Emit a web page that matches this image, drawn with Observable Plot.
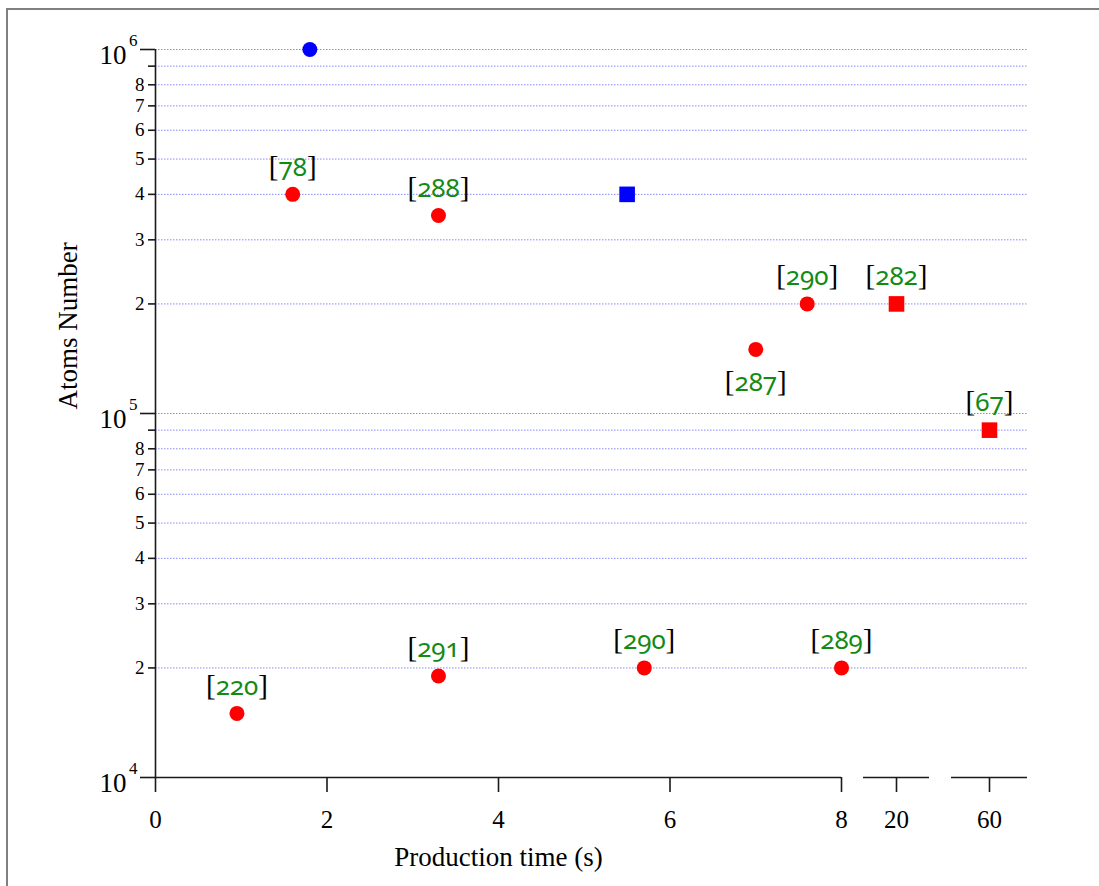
<!DOCTYPE html>
<html>
<head>
<meta charset="utf-8">
<script src="https://cdn.jsdelivr.net/npm/d3@7"></script>
<script src="https://cdn.jsdelivr.net/npm/@observablehq/plot@0.6"></script>
<style>
  html, body { margin: 0; padding: 0; background: #fff; overflow: hidden; }
  #wrap { position: relative; width: 1099px; height: 886px; }
  #border { position: absolute; left: 6px; top: 8px; width: 1200px; height: 1000px;
            border-left: 2px solid #808080; border-top: 2px solid #808080; pointer-events: none; }
  #chart { position: absolute; left: 0; top: 0; }
  .oldstyle { font-variant-numeric: oldstyle-nums; font-feature-settings: "onum" 1; }
</style>
</head>
<body>
<div id="wrap"><div id="chart"></div><div id="border"></div></div>
<script>
// ---- data ----
const times  = [0.95, 1.6, 3.3, 3.3, 5.7, 7.0, 7.6, 8.0, 1.8, 5.5, 20, 60];
const atoms  = [1.5e4, 4.0e5, 3.5e5, 1.9e4, 2.0e4, 1.5e5, 2.0e5, 2.0e4, 1.0e6, 4.0e5, 2.0e5, 9.0e4];
const groups = ["ref", "ref", "ref", "ref", "ref", "ref", "ref", "ref", "other", "other", "ref", "ref"];
const shapes = ["circle", "circle", "circle", "circle", "circle", "circle", "circle", "circle", "circle", "square", "square", "square"];
const refs   = ["220", "78", "288", "291", "290", "287", "290", "289", "", "", "282", "67"];
const refSide = ["above", "above", "above", "above", "above", "below", "above", "above", "", "", "above", "above"];

const xTicks = [0, 2, 4, 6, 8, 20, 60];
const xSegments = [[0, 8], [10, 30], [40, 80]];       // broken x-axis pieces
const yMajor = [1e4, 1e5, 1e6];
const yMinor = [2e4, 3e4, 4e4, 5e4, 6e4, 7e4, 8e4, 9e4, 2e5, 3e5, 4e5, 5e5, 6e5, 7e5, 8e5, 9e5];
const xTitle = "Production time (s)";
const yTitle = "Atoms Number";

// ---- build table ----
const rows = times.map((t, i) => ({t, n: atoms[i], group: groups[i], shape: shapes[i], ref: refs[i], side: refSide[i]}));
const mantissa = d => Math.round(d / 10 ** Math.floor(Math.log10(d) + 1e-9));
const minorLabelled = yMinor.filter(d => mantissa(d) !== 9);

// piecewise (broken) x scale
const xDomain = xSegments.flat();
const xRange = [155, 841, 863, 929, 951, 1027];

const serif = "Liberation Serif";
const axisColor = "#1a1a1a";
const ink = "#000";

const plot = Plot.plot({
  width: 1099,
  height: 886,
  marginTop: 49,
  marginBottom: 109,
  marginLeft: 155,
  marginRight: 72,
  style: {fontFamily: serif, background: "transparent", color: ink},
  x: {type: "linear", domain: xDomain, range: xRange},
  y: {type: "log", domain: [1e4, 1e6]},
  color: {domain: ["ref", "other"], range: ["#ff0000", "#0000ff"]},
  marks: [
    // grid
    Plot.ruleY([...yMinor, 1e5, 1e6], {x1: xDomain[0], x2: xDomain[xDomain.length - 1], stroke: "#6a6aff", strokeOpacity: 0.8, strokeWidth: 1, strokeDasharray: "1.5,1.5"}),
    // axis lines
    Plot.ruleX([xDomain[0]], {y1: yMajor[0], y2: yMajor[yMajor.length - 1], stroke: axisColor, strokeWidth: 1.6}),
    Plot.ruleY(xSegments, {y: yMajor[0], x1: d => d[0], x2: d => d[1], stroke: axisColor, strokeWidth: 1.6}),
    // y ticks
    Plot.axisY(yMajor, {tickSize: 15, tickFormat: () => "", label: null, stroke: axisColor, strokeWidth: 1.6}),
    Plot.axisY(yMinor, {tickSize: 7, tickFormat: () => "", label: null, stroke: axisColor, strokeWidth: 1.6}),
    Plot.text(minorLabelled, {x: xDomain[0], y: d => d, text: d => String(mantissa(d)), textAnchor: "end", dx: -11, fontSize: 19, fontFamily: serif, fill: ink}),
    Plot.text(yMajor, {x: xDomain[0], y: d => d, text: () => "10", textAnchor: "end", dx: -29, dy: 6, fontSize: 27, fontFamily: serif, fill: ink}),
    Plot.text(yMajor, {x: xDomain[0], y: d => d, text: d => String(Math.round(Math.log10(d))), textAnchor: "end", dx: -18, dy: -9, fontSize: 17, fontFamily: serif, fill: ink}),
    // x ticks
    Plot.axisX(xTicks, {tickSize: 15, tickFormat: () => "", label: null, stroke: axisColor, strokeWidth: 1.6}),
    Plot.text(xTicks, {x: d => d, y: yMajor[0], text: d => String(d), dy: 42, fontSize: 25, fontFamily: serif, fill: ink}),
    // titles
    Plot.text([xTitle], {x: (xSegments[0][0] + xSegments[0][1]) / 2, y: yMajor[0], dy: 80, fontSize: 27, fontFamily: serif, fill: ink}),
    Plot.text([yTitle], {frameAnchor: "left", dx: -87, dy: -4, rotate: -90, fontSize: 27, fontFamily: serif, fill: ink}),
    // points
    Plot.dot(rows.filter(d => d.shape === "circle"), {x: "t", y: "n", fill: "group", r: 7.5, symbol: "circle"}),
    Plot.dot(rows.filter(d => d.shape === "square"), {x: "t", y: "n", fill: "group", r: 8.8, symbol: "square"}),
    // reference labels
    Plot.text(rows.filter(d => d.side === "above"), {x: "t", y: "n", text: "ref", dy: -28, fontSize: 29, fontFamily: serif, fontStyle: "normal", fill: ink}),
    Plot.text(rows.filter(d => d.side === "below"), {x: "t", y: "n", text: "ref", dy: 32, fontSize: 29, fontFamily: serif, fontStyle: "normal", fill: ink})
  ]
});

// colour brackets black, reference numbers green with old-style figures
d3.select(plot).selectAll('g[font-style="normal"] text').each(function () {
  const t = this.textContent;
  const s = d3.select(this);
  s.text(null);
  s.append("tspan").attr("fill", "#000").text("[");
  s.append("tspan").attr("fill", "#138a13").attr("class", "oldstyle")
    .attr("font-family", "Noto Sans").attr("font-size", 26)
    .text(t);
  s.append("tspan").attr("fill", "#000").text("]");
});

document.getElementById("chart").append(plot);
</script>
</body>
</html>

..........

Each line of the material that holds the string "this" counts once; give the total alone.

3